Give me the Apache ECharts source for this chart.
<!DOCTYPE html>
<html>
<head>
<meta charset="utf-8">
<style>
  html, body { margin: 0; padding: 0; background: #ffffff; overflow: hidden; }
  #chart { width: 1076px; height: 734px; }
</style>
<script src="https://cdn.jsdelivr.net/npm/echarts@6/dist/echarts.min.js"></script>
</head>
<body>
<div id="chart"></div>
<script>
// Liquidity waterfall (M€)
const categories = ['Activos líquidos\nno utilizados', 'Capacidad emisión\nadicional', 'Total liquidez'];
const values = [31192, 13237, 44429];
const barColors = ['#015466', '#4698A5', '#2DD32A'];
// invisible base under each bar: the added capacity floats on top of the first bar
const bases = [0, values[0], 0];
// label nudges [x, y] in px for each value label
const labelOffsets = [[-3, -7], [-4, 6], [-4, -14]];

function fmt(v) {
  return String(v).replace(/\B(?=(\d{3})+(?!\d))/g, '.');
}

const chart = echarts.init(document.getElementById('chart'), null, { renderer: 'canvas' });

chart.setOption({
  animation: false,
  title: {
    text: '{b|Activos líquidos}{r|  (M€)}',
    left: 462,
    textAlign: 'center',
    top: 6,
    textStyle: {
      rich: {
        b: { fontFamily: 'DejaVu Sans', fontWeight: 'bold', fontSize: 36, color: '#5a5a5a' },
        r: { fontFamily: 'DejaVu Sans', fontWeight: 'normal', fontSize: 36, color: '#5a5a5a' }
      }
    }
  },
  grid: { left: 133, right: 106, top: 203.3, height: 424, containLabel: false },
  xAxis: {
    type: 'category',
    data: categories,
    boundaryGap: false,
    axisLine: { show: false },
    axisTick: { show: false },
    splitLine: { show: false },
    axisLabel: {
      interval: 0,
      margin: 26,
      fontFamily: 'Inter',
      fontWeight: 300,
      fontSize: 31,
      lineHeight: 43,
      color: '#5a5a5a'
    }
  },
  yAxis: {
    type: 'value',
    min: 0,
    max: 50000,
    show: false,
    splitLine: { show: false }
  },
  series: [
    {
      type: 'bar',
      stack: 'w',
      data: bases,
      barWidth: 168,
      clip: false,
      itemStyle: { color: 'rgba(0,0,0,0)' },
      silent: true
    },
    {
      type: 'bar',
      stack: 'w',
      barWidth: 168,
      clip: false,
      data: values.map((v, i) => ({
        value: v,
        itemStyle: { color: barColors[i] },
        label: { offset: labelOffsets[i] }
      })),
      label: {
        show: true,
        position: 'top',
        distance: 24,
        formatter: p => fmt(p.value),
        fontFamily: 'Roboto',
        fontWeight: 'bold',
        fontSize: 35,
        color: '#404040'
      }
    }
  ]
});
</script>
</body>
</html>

++++++++++

**THE REQUEST**
Copy out the material above in its entirety. Every detail must match.

**EXERCISE RESPONSE**
Give me the Apache ECharts source for this chart.
<!DOCTYPE html>
<html>
<head>
<meta charset="utf-8">
<style>
  html, body { margin: 0; padding: 0; background: #ffffff; overflow: hidden; }
  #chart { width: 1076px; height: 734px; }
</style>
<script src="https://cdn.jsdelivr.net/npm/echarts@6/dist/echarts.min.js"></script>
</head>
<body>
<div id="chart"></div>
<script>
// Liquidity waterfall (M€)
const categories = ['Activos líquidos\nno utilizados', 'Capacidad emisión\nadicional', 'Total liquidez'];
const values = [31192, 13237, 44429];
const barColors = ['#015466', '#4698A5', '#2DD32A'];
// invisible base under each bar: the added capacity floats on top of the first bar
const bases = [0, values[0], 0];
// label nudges [x, y] in px for each value label
const labelOffsets = [[-3, -7], [-4, 6], [-4, -14]];

function fmt(v) {
  return String(v).replace(/\B(?=(\d{3})+(?!\d))/g, '.');
}

const chart = echarts.init(document.getElementById('chart'), null, { renderer: 'canvas' });

chart.setOption({
  animation: false,
  title: {
    text: '{b|Activos líquidos}{r|  (M€)}',
    left: 462,
    textAlign: 'center',
    top: 6,
    textStyle: {
      rich: {
        b: { fontFamily: 'DejaVu Sans', fontWeight: 'bold', fontSize: 36, color: '#5a5a5a' },
        r: { fontFamily: 'DejaVu Sans', fontWeight: 'normal', fontSize: 36, color: '#5a5a5a' }
      }
    }
  },
  grid: { left: 133, right: 106, top: 203.3, height: 424, containLabel: false },
  xAxis: {
    type: 'category',
    data: categories,
    boundaryGap: false,
    axisLine: { show: false },
    axisTick: { show: false },
    splitLine: { show: false },
    axisLabel: {
      interval: 0,
      margin: 26,
      fontFamily: 'Inter',
      fontWeight: 300,
      fontSize: 31,
      lineHeight: 43,
      color: '#5a5a5a'
    }
  },
  yAxis: {
    type: 'value',
    min: 0,
    max: 50000,
    show: false,
    splitLine: { show: false }
  },
  series: [
    {
      type: 'bar',
      stack: 'w',
      data: bases,
      barWidth: 168,
      clip: false,
      itemStyle: { color: 'rgba(0,0,0,0)' },
      silent: true
    },
    {
      type: 'bar',
      stack: 'w',
      barWidth: 168,
      clip: false,
      data: values.map((v, i) => ({
        value: v,
        itemStyle: { color: barColors[i] },
        label: { offset: labelOffsets[i] }
      })),
      label: {
        show: true,
        position: 'top',
        distance: 24,
        formatter: p => fmt(p.value),
        fontFamily: 'Roboto',
        fontWeight: 'bold',
        fontSize: 35,
        color: '#404040'
      }
    }
  ]
});
</script>
</body>
</html>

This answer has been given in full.